Medical condition suspected in death of third inmate to die in last two months, but sheriff asks for independent investigation

    Sheriff’s department officials believe a Grafton man who was found dead in his Ozaukee County jail cell Sunday — just two months after two other inmates committed suicide — died of a medical condition probably related to drug abuse, Undersheriff Jim Johnson said Monday.

    Emanuel M. Washington, 53, who was found unconscious in a special holding cell at 2:48 a.m. Aug. 11, was being treated for heroin withdrawal in the jail, Johnson said.

    Washington was arrested Wednesday, Aug. 7, for driving while intoxicated and had been in jail since 11:52 p.m. that day, according to the sheriff’s department.

    Washington is the third Ozaukee County inmate to die or suffer fatal injuries while in the jail since June 5.

    On June 9, Bridgitt A. Moorehead, 41, who authorities said was from Charleston, S.C., but listed a motel in Mequon as her address, was found dead in her single-person cell at around 7:50 a.m. Moorehead, who had been arrested by Mequon police and was charged with misdemeanor disorderly conduct, hung herself with bedding, authorities said.

    A week later, at 10:47 p.m. Sunday, June 16, 42-year-old Sonia Mojica of Port Washington was found unresponsive in her single-person cell. Mojica, who was charged with misdemeanor counts of disorderly conduct and bail jumping, hung herself using bedding but was revived by deputies and emergency medical technicians, according to the sheriff’s department. She died June 22 at a hospital.

    The sheriff’s department investigated the deaths, which authorities said were unrelated, and determined they were suicides. Johnson said both women went through standard suicide screenings and showed no indication they were likely to take their lives.

    The sheriff’s department is now investigating the death of Washington and have asked the Washington County Sheriff’s Department to conduct an independent investigation.

    “We believe he (Washington) died of natural causes or because of a medical condition,” said Johnson, who noted that Washington suffered from high blood pressure. “We have no evidence of any sort of external cause, but we have requested Washington County review the incident to make sure there is transparency.”

    A autopsy was performed but the medical examiner will not release a report until the results of toxicology tests are available, Johnson said.

    When Washington was brought to the jail after being arrested for driving while intoxicated, he was given a preliminary test that showed he had no alcohol in his system, Johnson said.

    But he exhibited signs of drug use and was put on the jail’s standard heroin withdrawal protocol, Johnson said.

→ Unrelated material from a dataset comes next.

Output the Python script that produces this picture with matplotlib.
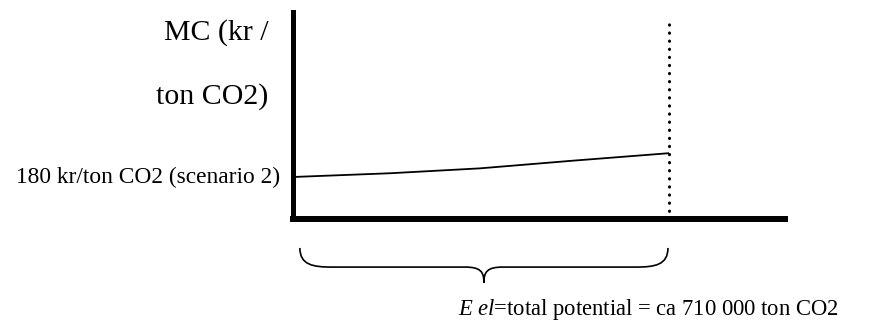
import matplotlib
matplotlib.use("Agg")
import matplotlib.pyplot as plt
from matplotlib.path import Path
from matplotlib.patches import PathPatch

plt.rcParams['font.family'] = ['Liberation Serif', 'DejaVu Serif']
plt.rcParams['mathtext.fontset'] = 'custom'
plt.rcParams['mathtext.rm'] = 'Liberation Serif'
plt.rcParams['mathtext.it'] = 'Liberation Serif:italic'

# --- data (conceptual marginal cost curve) ---
potential_x = [0, 183000, 353000, 529000, 710000]   # ton CO2
mc_values = [180, 196, 217, 250, 282]               # kr / ton CO2
total_potential = 710000
ylabel_lines = ["MC (kr /", "ton CO2)"]
start_label = "180 kr/ton CO2 (scenario 2)"
bottom_label = r"$\mathit{E\ el}$=total potential = ca 710 000 ton CO2"

W, H = 872, 322
fig = plt.figure(figsize=(W / 100, H / 100), dpi=100)

def fx(px):
    return px / W

def fy(py):
    return 1 - py / H

ax = fig.add_axes([fx(293), fy(219), fx(785) - fx(293), fy(12) - fy(219)])
ax.set_xlim(0, 929000)
ax.set_ylim(0, 887)

for s in ['top', 'right']:
    ax.spines[s].set_visible(False)
ax.spines['left'].set_linewidth(3.6)
ax.spines['bottom'].set_linewidth(4.3)
ax.spines['left'].set_capstyle('projecting')
ax.spines['bottom'].set_capstyle('projecting')
ax.set_xticks([])
ax.set_yticks([])

# curve
ax.plot(potential_x, mc_values, color='black', lw=1.3, solid_capstyle='butt')

# dotted limit line
ax.plot([total_potential, total_potential], [0, 846], color='black', lw=2.2,
        linestyle=(0, (0.1, 2.55)), dash_capstyle='round')

# brace under the x-axis (data coords, outside the axes)
x0, x1 = 13000, 708000
xm = (x0 + x1) / 2
ytop, ymid, ybot = -124, -206, -274
dx1 = 60000
dx2 = 36000
verts = [
    (x0, ytop), (x0, ymid + 10), (x0 + dx1 * 0.4, ymid), (x0 + dx1, ymid),
    (xm - dx2, ymid),
    (xm - 6000, ymid), (xm, ymid - 20), (xm, ybot),
    (xm, ymid - 20), (xm + 6000, ymid), (xm + dx2, ymid),
    (x1 - dx1, ymid),
    (x1 - dx1 * 0.4, ymid), (x1, ymid + 10), (x1, ytop),
]
codes = [Path.MOVETO, Path.CURVE4, Path.CURVE4, Path.CURVE4,
         Path.LINETO,
         Path.CURVE4, Path.CURVE4, Path.CURVE4,
         Path.CURVE4, Path.CURVE4, Path.CURVE4,
         Path.LINETO,
         Path.CURVE4, Path.CURVE4, Path.CURVE4]
ax.add_patch(PathPatch(Path(verts, codes), fill=False, lw=1.2,
                       edgecolor='black', clip_on=False))

# texts
fig.text(fx(268), fy(33), ylabel_lines[0], ha='right', va='center', fontsize=21.5)
fig.text(fx(268), fy(97), ylabel_lines[1], ha='right', va='center', fontsize=21.5)
fig.text(fx(280), fy(177), start_label, ha='right', va='center', fontsize=16.8)
fig.text(fx(458), fy(309), bottom_label, ha='left', va='center', fontsize=16.3)

fig.savefig("out.png", dpi=100)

He was being given Suboxone, a drug commonly used to treat the symptoms of withdrawal, and was being held in a special high-visibility cell within the jail’s holding area so deputies could watch him closely.

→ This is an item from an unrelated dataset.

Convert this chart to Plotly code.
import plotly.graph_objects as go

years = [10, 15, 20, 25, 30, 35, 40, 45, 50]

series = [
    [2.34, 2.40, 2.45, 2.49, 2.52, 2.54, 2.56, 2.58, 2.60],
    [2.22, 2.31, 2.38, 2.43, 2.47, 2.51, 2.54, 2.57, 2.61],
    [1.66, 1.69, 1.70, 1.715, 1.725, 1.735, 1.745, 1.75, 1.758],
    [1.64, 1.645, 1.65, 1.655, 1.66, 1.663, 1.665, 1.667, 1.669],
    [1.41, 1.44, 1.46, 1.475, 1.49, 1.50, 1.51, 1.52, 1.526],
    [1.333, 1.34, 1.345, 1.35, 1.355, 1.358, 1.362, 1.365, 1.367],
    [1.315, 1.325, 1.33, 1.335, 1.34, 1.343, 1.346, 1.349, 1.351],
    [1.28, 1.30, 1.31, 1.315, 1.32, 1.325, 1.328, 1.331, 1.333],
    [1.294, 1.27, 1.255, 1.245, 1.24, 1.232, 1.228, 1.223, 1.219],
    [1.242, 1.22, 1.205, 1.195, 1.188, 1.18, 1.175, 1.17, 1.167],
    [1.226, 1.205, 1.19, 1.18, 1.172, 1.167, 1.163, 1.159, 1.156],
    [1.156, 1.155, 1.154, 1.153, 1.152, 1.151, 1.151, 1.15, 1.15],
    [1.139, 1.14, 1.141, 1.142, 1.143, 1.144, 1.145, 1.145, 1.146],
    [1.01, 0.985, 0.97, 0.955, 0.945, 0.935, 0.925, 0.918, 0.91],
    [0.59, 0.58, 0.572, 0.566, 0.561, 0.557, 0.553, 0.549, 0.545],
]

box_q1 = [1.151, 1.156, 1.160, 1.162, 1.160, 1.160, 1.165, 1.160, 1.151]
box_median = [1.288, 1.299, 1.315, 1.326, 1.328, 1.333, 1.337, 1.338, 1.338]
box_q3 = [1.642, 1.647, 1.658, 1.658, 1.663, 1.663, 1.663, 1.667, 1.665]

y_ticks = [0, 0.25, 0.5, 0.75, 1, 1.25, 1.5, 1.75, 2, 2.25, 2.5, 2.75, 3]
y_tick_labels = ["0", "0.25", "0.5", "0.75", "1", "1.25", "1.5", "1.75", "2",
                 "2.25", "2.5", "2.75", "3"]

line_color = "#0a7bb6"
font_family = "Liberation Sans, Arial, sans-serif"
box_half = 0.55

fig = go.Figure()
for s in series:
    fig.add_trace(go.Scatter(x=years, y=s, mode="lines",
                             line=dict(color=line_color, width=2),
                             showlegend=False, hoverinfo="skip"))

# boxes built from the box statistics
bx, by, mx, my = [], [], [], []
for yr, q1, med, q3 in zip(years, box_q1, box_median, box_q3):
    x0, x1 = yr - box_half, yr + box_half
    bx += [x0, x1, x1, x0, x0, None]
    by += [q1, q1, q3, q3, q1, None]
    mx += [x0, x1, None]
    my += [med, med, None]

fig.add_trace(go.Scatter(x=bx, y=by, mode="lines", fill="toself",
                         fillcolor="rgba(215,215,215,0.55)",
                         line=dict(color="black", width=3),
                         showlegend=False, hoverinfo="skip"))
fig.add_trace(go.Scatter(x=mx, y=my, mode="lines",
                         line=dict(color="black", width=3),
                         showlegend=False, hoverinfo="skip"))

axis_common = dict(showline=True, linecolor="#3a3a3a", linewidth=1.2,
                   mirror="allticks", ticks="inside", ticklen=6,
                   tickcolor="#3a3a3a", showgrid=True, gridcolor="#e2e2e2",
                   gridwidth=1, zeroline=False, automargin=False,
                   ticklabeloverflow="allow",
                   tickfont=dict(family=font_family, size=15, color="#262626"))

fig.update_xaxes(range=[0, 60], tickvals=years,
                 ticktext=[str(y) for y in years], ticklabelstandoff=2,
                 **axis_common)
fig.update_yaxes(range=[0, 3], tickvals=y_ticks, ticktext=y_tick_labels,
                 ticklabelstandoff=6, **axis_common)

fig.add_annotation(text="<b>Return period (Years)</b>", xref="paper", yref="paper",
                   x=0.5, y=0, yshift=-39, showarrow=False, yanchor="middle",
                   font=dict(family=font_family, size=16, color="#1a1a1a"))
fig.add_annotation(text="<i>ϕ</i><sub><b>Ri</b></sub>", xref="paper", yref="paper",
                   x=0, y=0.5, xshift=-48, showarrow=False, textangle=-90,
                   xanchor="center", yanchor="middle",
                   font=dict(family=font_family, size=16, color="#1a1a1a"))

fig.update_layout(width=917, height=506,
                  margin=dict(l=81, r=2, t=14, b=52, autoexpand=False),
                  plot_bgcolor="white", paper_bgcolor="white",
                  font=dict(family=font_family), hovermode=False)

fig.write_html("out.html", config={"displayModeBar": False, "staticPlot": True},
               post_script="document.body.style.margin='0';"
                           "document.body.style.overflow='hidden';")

    At 2:48 a.m. Sunday, a jailer conducting a regular jail inspection saw Washington presumably sleeping but decided to go into the cell and check on him, Johnson said. Daily-Press

    “One of our deputies thought there was something unusual, so he got another deputy for security reasons and went in (the cell),” said Johnson, who added he does not know why the deputy became concerned about Washington.

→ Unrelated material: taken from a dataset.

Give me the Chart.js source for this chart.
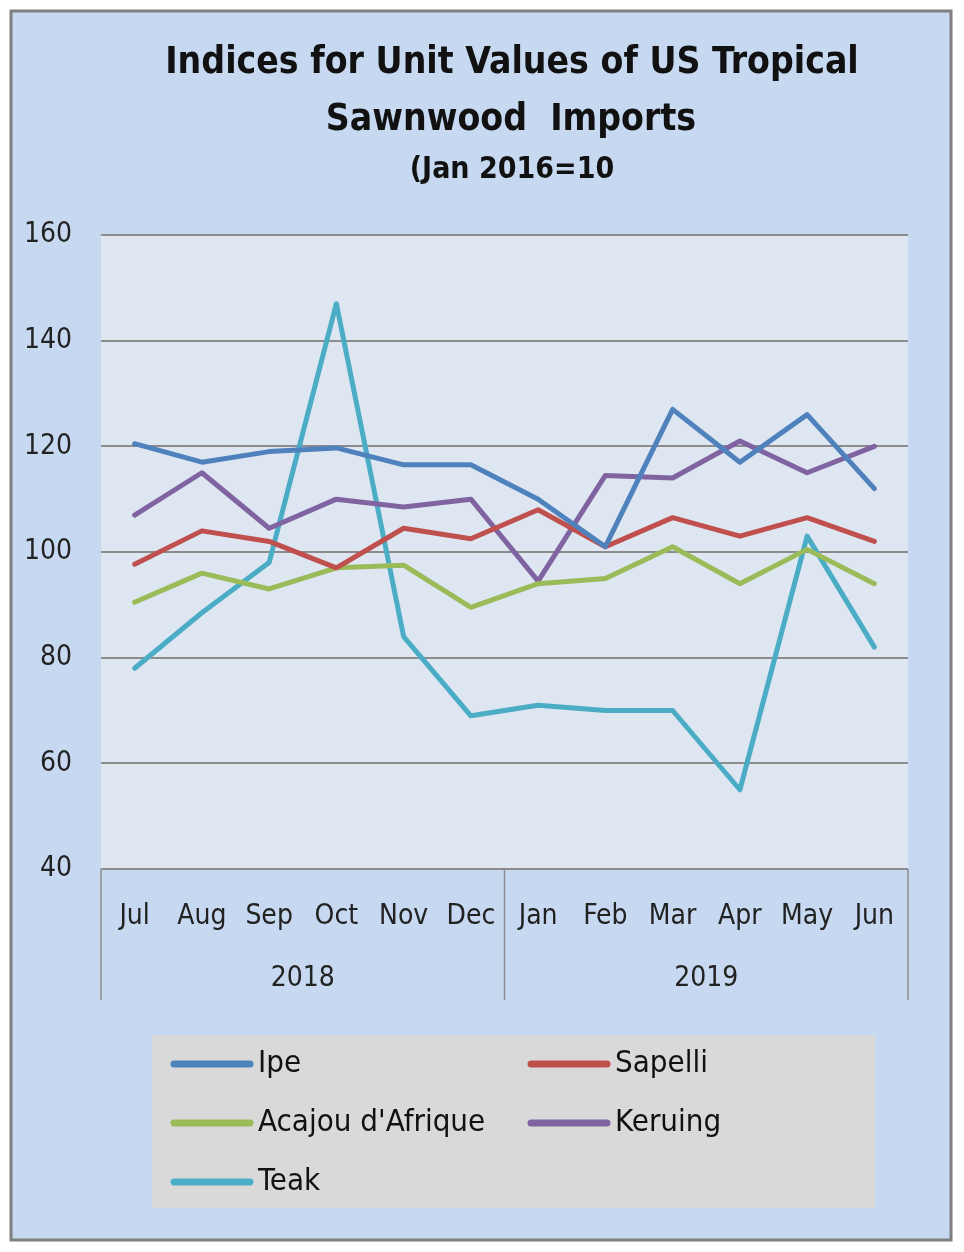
<!DOCTYPE html>
<html>
<head>
<meta charset="utf-8">
<script src="https://cdn.jsdelivr.net/npm/chart.js@4"></script>
<style>
    body { margin: 0; background: #fff; }
    #wrap { width: 964px; height: 1252px; }
</style>
</head>
<body>
<div id="wrap"><canvas id="importChart" width="964" height="1252"></canvas></div>
<script>
// Data
const months = ['Jul', 'Aug', 'Sep', 'Oct', 'Nov', 'Dec', 'Jan', 'Feb', 'Mar', 'Apr', 'May', 'Jun'];
const years = ['2018', '2019'];
const yTicks = [40, 60, 80, 100, 120, 140, 160];

const ipe     = [120.5, 117, 119, 119.7, 116.5, 116.5, 110, 101, 127, 117, 126, 112];
const sapelli = [97.7, 104, 102, 97, 104.5, 102.5, 108, 101, 106.5, 103, 106.5, 102];
const acajou  = [90.5, 96, 93, 97, 97.5, 89.5, 94, 95, 101, 94, 100.5, 94];
const keruing = [107, 115, 104.5, 110, 108.5, 110, 94.5, 114.5, 114, 121, 115, 120];
const teak    = [78, 88.5, 98, 147, 84, 69, 71, 70, 70, 55, 103, 82];

const titleLines = ['Indices for Unit Values of US Tropical', 'Sawnwood  Imports'];
const subTitle = '(Jan 2016=10';

const FONT = "'Liberation Sans Narrow', 'DejaVu Sans Condensed', sans-serif";

// Frame, plot background
const backdrop = {
    id: 'backdrop',
    beforeDraw(chart) {
        const ctx = chart.ctx;
        const a = chart.chartArea;
        ctx.save();
        ctx.fillStyle = '#ffffff';
        ctx.fillRect(0, 0, chart.width, chart.height);
        ctx.fillStyle = '#c6d9f1';
        ctx.fillRect(11, 11, 940, 1229);
        ctx.strokeStyle = '#7f7f7f';
        ctx.lineWidth = 3;
        ctx.strokeRect(11, 11, 940, 1229);
        ctx.fillStyle = '#dde6f1';
        ctx.fillRect(a.left, a.top, a.right - a.left, a.bottom - a.top);
        ctx.restore();
    }
};

// Title block, centred on the frame rather than the plot
const heading = {
    id: 'heading',
    afterDraw(chart) {
        const ctx = chart.ctx;
        ctx.save();
        ctx.fillStyle = '#111';
        ctx.textAlign = 'center';
        ctx.textBaseline = 'middle';
        ctx.font = 'bold 37px ' + FONT;
        ctx.fillText(titleLines[0], 512, 63);
        ctx.fillText(titleLines[1], 511, 120);
        ctx.font = 'bold 30px ' + FONT;
        ctx.fillText(subTitle, 512, 170);
        ctx.restore();
    }
};

// Group separators under the month axis
const separators = {
    id: 'separators',
    afterDraw(chart) {
        const ctx = chart.ctx;
        const x = chart.scales.x;
        const x2 = chart.scales.x2;
        const mid = (x.getPixelForValue(5) + x.getPixelForValue(6)) / 2;
        ctx.save();
        ctx.strokeStyle = '#8c8c8c';
        ctx.lineWidth = 1.5;
        [x.left, mid, x.right].forEach(function(px) {
            ctx.beginPath();
            ctx.moveTo(px, x.top);
            ctx.lineTo(px, x2.bottom);
            ctx.stroke();
        });
        ctx.restore();
    }
};

// Legend in a grey box, two columns
const boxLegend = {
    id: 'boxLegend',
    afterDraw(chart) {
        const ctx = chart.ctx;
        const cols = [170, 527];
        const rows = [1064, 1123, 1182];
        ctx.save();
        ctx.fillStyle = '#d9d9d9';
        ctx.fillRect(152, 1035, 723, 173);
        ctx.font = '31px ' + FONT;
        ctx.textBaseline = 'middle';
        ctx.lineCap = 'round';
        chart.data.datasets.forEach(function(ds, i) {
            const lx = cols[i % 2];
            const ly = rows[Math.floor(i / 2)];
            ctx.strokeStyle = ds.borderColor;
            ctx.lineWidth = 7;
            ctx.beginPath();
            ctx.moveTo(lx + 4, ly);
            ctx.lineTo(lx + 80, ly);
            ctx.stroke();
            ctx.fillStyle = '#111';
            ctx.fillText(ds.label, lx + 88, ly);
        });
        ctx.restore();
    }
};

function series(label, data, color) {
    return {
        label: label,
        data: data,
        borderColor: color,
        backgroundColor: color,
        borderWidth: 5,
        pointRadius: 0,
        tension: 0,
        borderCapStyle: 'round',
        borderJoinStyle: 'round'
    };
}

const ctx = document.getElementById('importChart').getContext('2d');
const importChart = new Chart(ctx, {
    type: 'line',
    data: {
        labels: months,
        datasets: [
            series('Ipe', ipe, '#4f81bd'),
            series('Sapelli', sapelli, '#c0504d'),
            series("Acajou d'Afrique", acajou, '#9bbb59'),
            series('Keruing', keruing, '#8064a2'),
            series('Teak', teak, '#4bacc6')
        ]
    },
    options: {
        responsive: false,
        animation: false,
        layout: {
            padding: { left: 0, right: 56, top: 235, bottom: 252 }
        },
        plugins: {
            legend: { display: false },
            tooltip: { enabled: false },
            title: { display: false }
        },
        scales: {
            x: {
                type: 'category',
                position: 'bottom',
                offset: true,
                weight: 0,
                grid: { display: false },
                border: { display: false },
                ticks: {
                    color: '#222',
                    font: { family: FONT, size: 28 },
                    padding: 23,
                    maxRotation: 0,
                    autoSkip: false
                },
                afterFit: function(scale) { scale.height = 62; }
            },
            x2: {
                type: 'category',
                labels: years,
                position: 'bottom',
                offset: true,
                weight: 1,
                grid: { display: false },
                border: { display: false },
                ticks: {
                    color: '#222',
                    font: { family: FONT, size: 28 },
                    padding: 23,
                    maxRotation: 0
                },
                afterFit: function(scale) { scale.height = 69; }
            },
            y: {
                min: 40,
                max: 160,
                afterBuildTicks: function(scale) {
                    scale.ticks = yTicks.map(function(v) { return { value: v }; });
                },
                grid: { color: '#8c8c8c', lineWidth: 2, drawTicks: false },
                border: { display: false },
                ticks: {
                    color: '#222',
                    font: { family: FONT, size: 28 },
                    padding: 29
                },
                afterFit: function(scale) { scale.width = 101; }
            }
        }
    },
    plugins: [backdrop, heading, separators, boxLegend]
});
</script>
</body>
</html>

    Deputies worked unsuccessfully for about 40 minutes to resuscitate Washington, according to the sheriff’s department.        Although he was arrested for first-offense driving while intoxicated — a traffic offense punishable by a fine and license suspension — Washington was being held in jail for allegedly violating the conditions of his probation ordered in another case.

    According to court records, Washington pleaded guilty in February 2008 to a felony charge of possession with intent to deliver heroin in Milwaukee County and was sentenced to four years in prison and four years extended supervision.